The report highlights the case of the Pau D’Arco massacre, in Pará, which completed five years in 2022 with the indictment of two civil police officers and 14 military officers for the death of ten landless workers who occupied the Santa Lúcia farm. The investigations did not point to those responsible for the murders.

The massacre was considered the biggest massacre of landless rural workers since 1996, when 19 landless activists were murdered in Eldorado dos Carajás (PA), just over 200 km from Pau D’Arco. The region is considered one of the most dangerous for human rights defenders in Brazil.

In January 2021, landless rural worker Fernando Araújo, a survivor and key witness of the Pau D’Arco massacre, was killed at his home on the same Santa Lúcia farm.

In this tragic ranking, Brazil is closely followed by Colombia, with 322 murders of activists in the decade, and also by the Philippines (270) and Mexico (154). These four countries take turns in the top four rankings of most lethal territories for these defenders for almost the entire period.

In 2021, it was no different. Mexico comes in first with 54 murders, followed by Colombia (33), Brazil (26) and the Philippines (19).

According to the report, there has been an increase in these deaths in Brazil compared to 2021, which “is representative of the many threats facing land and environmental defenders, particularly under President Jair Bolsonaro.”

“Since Bolsonaro came to power, he has been encouraging illegal logging and mining, dismantling protections for indigenous lands, attacking conservation groups and slashing the budgets and resources of forest and indigenous protection agencies,” describes the report, which points to the murder of indigenist Bruno Pereira and British journalist Dom Phillips in June 2022 as “indicative of aggression against indigenous peoples and those who try to protect them”.
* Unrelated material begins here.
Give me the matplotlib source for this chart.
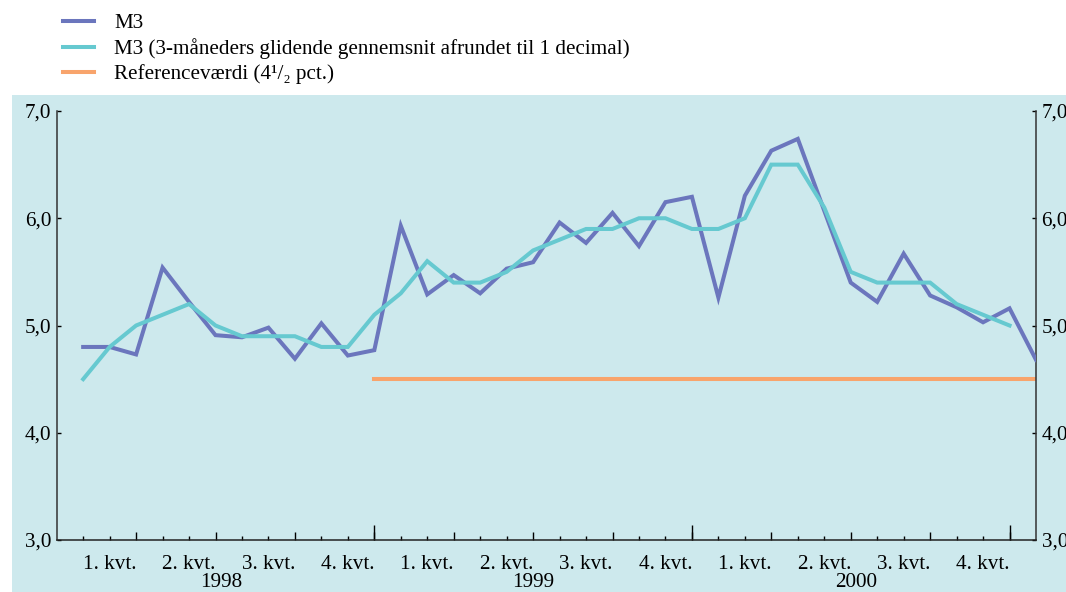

According to the document, the high number of cases in Brazil is also partly attributable to greater awareness and control by Brazilian civil society over environmental and land issues compared to other parts of the world.

The text states that conflicts over land and forest rights are the main driver of deaths of defenders in Brazil, at an intersection between environmental rights and those linked to indigenous peoples, who “play an important role as guardians of the forest, in containing emissions from their deforestation and degradation, which will help to curb the climate crisis”.

According to Ronilson Costa, who coordinates the CPT (Commissão Pastoral da Terra), an organization linked to the CNBB (National Commission of Bishops of Brazil) that has been monitoring conflicts since 1985 and is a partner of the British NGO, “in distant Brazil, where the presence of the State is minimum, everything happens, between threats, expulsions and murders”.

“It is an anguish and a concern because we realize that the problem has only increased. And the scrapping and dismantling promoted by the State of land and environmental inspection organizations have an important role in this scenario”, he says. “It is necessary to place the Brazilian State in the defendants’ chair to be held accountable for crimes that go beyond omission.”

According to the CPT, the number of murders in the countryside in the first half of 2022 indicates a new high in these deaths and already exceeds the total number of deaths recorded by the commission throughout the entire year of 2021. There were 32 deaths last year and, until September of 2022, 36.

“Brazilian investment in the primary sector has major implications for the environment and communities, favoring deforestation for planting soy or grass, for example, and the extraction of minerals in a predatory way,” says Costa.

From the 2021 activist deaths resulting from conflicts with a defined and verifiable cause, Global Witness created a ranking of the main vectors of violence. According to him, the main cause is the mining sector, followed by hydroelectric plants, agribusiness, illegal logging and road and infrastructure construction.


Main causes of the conflicts that led to the deaths of environmental defenders in 2021*

1st Mining and mineral extraction

2nd Hydroelectric

3rd Agribusiness

4th Illegal loggers

5th Roads and infrastructure

*In most cases (143), the industries linked to the conflicts could not be confirmed. Global Witness speaks of a majority of land-related conflicts, generally.